The new club is aiming to base itself in the same catchment area as St Colmcille’s which draws its players from the Dublin road area of south Drogheda, Beamore, Mornington, Donacarney, Laytown and Bettystown along the Meath coastline.

Some of those behind the creation of Eastern Gaels are outgoing members of St Colmcille’s which have become a dominant underage force in the county in recent years and are viewed as a very progressive club with solid foundations and a strong future.

The breakaway group cite a lack of opportunity for many players and they have set out their case with that in mind, stating in their submission that between 2016 and 2022 there was a 27pc increase in population in the area, from 22,000 to 28,000.

The formation of new clubs by splinter groups of existing clubs always causes controversy, and is almost routinely turned down by county boars nation wide.

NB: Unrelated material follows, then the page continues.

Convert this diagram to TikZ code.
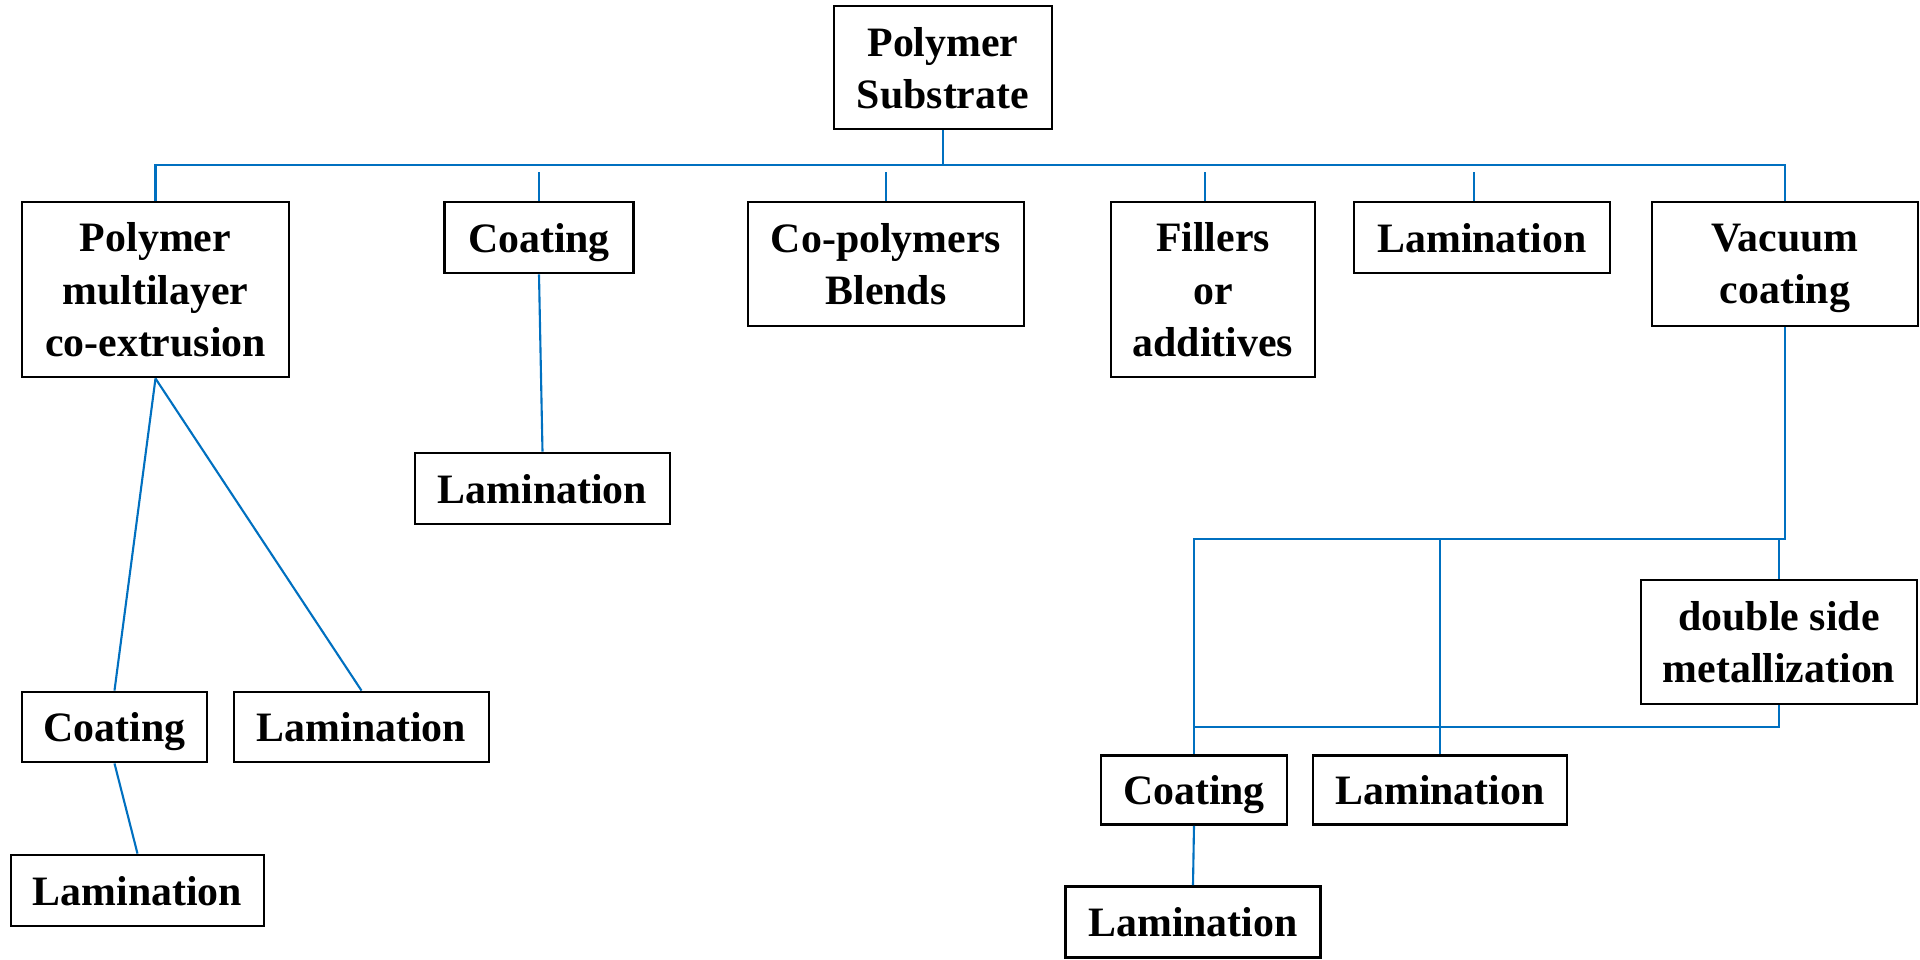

However backers of the Eastern Gaels efforts will be afforded a chance to make their case to the county board which it is understood has formed a sub committee to deal with the proposal.

In what is believed to be a detailed and comprehensive brochure/business plan detailing their proposal they say, “We believe this has resulted in a low and unhealthy level of participation in Gaelic games in EMP. There are issues in all counties in maintaining participation rates as players progress their playing careers but the large and growing population in East Meath allied to lack of meaningful game-time has exacerbated the problems locally.”

While the new club proposes to cater for the entire East Meath parish, it is understood it will be centered mainly in the Mornington and Donacarney areas close to Drogheda.

One source told Meath Live, ‘This is aimed at young lads who love playing GAA but might not have made Colmcille’s senior or junior teams, and to be fair to the ‘Cilles while they are doing massive work it would be nearly impossible for them to put enough teams out to facilitate everyone.

‘Most of the suggested underage players on the new set up live on the fringes of Drogheda but crucially live in Meath so unless they all sought inter county transfers they couldn’t play in Louth.

‘There doesn’t appear to have been any falling out or big bust up it is simply a matter of parents wanting their kids to be facilitated in playing games.’